As you read this psalm, you hear about the favor of God surrounding you. You may even rejoice at the simple acceptance that God blesses us, His righteousness. Most of all, though, today I hope that you will not only hear the substance of David’s song but even more so the tone of his conversation with the Lord. I hope that through these words, you will glimpse the heart and passion of David seeing the inspiration of his affection for the Lord. I think if we will take our time with these words, we will find our own hearts stirred. Maybe we will raise our voices or pen a beautiful lyric of our own. Maybe you can write a love song to the Lord. If you do, I hope you will share it with the rest of us.

Have a blessed day in the Lord. Rejoice in Him.


Psalm 32: 7 – 8       Amp

You are my hiding place; You, Lord, protect me from trouble;
You surround me with songs and shouts of deliverance.
I will instruct you and teach you in the way you should go;
I will counsel you [who are willing to learn] with My eye upon you.

This is a good time to learn about the word “Selah” because it impacts the understanding of this psalm. One of the primary ideas about this word is that it indicates a pause. We find this word mostly in the Psalms so one might ask if it represents a musical interlude or just a pause in the lyric or instrumentation. It turns out that it has more to do with ideas represented in the lyric than it does to the lyric or melody specifically. It calls the listener, or in our case, the reader, to pause and consider the immediately preceding lyric. Today’s psalm was written by David. When we hear or read “Selah” in the above passage, he wants us to stop and consider the meaning. He has just said something very important and he wants us to stop and be sure that we have taken in that important thought.

There is a second use of Selah. It is used as a bridge or a connector. It alerts the listener that the stanza which is about to follow is thematically tied to that which has just preceded. In other words, the psalmist wants us to hear the next passage with the former still in mind. So stop and hear what has been said with a mind to integrate it with what comes next.

In today’s scripture selection, David confesses his confidence to God. He is able to hide himself in God, receiving protection and deliverance from trouble. He says, also, God surrounds him with joyous songs and exuberant shouts. That isn’t the end though, because in the next stanza, God answers him.

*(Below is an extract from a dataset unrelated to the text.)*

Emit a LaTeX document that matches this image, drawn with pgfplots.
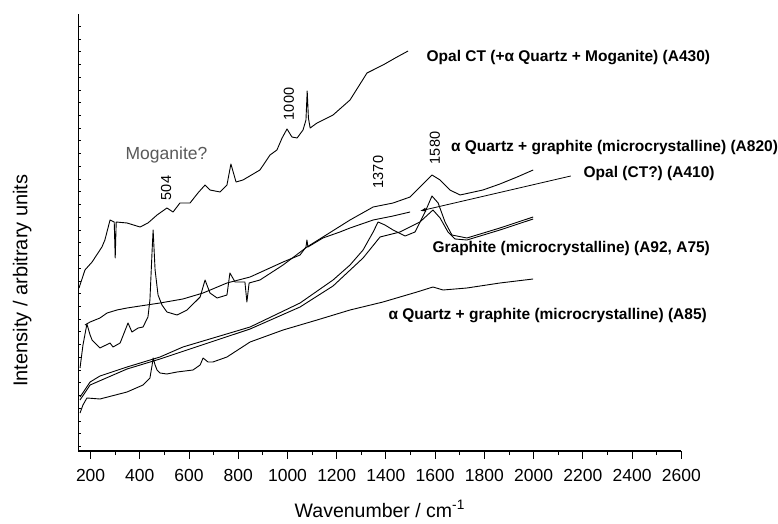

In the combination of these two verses we see a great deal of their relationship. Not only does God protect David but you hear David’s confidence in that protection. David is the one who proclaims that he is protected from trouble. His trust in God is the unspoken refrain. Yahweh answers his confidence and trust with, “I will lead you. I will counsel you. I will be your mentor and will guard your way and keep my eye on you at all times.”

There is a relationship between these two verses and these two people. That is what we are supposed to see in this psalm and that is what the word Selah reveals to us. These are not two independent ideas but rather a revealing of the intermingling of their lives. This is a model of how our lives are meant to be. We also have a hiding place, we are hidden in Christ. We should have the same confidence is the three persons of the trinity as David sang of here. I am hidden in Christ and thus protected from the danger and trouble of the world. God is my helper, my right hand and my deliverer. God, for his part, will lead me and guide me in the way that I should go because I have hidden myself in Him. Selah!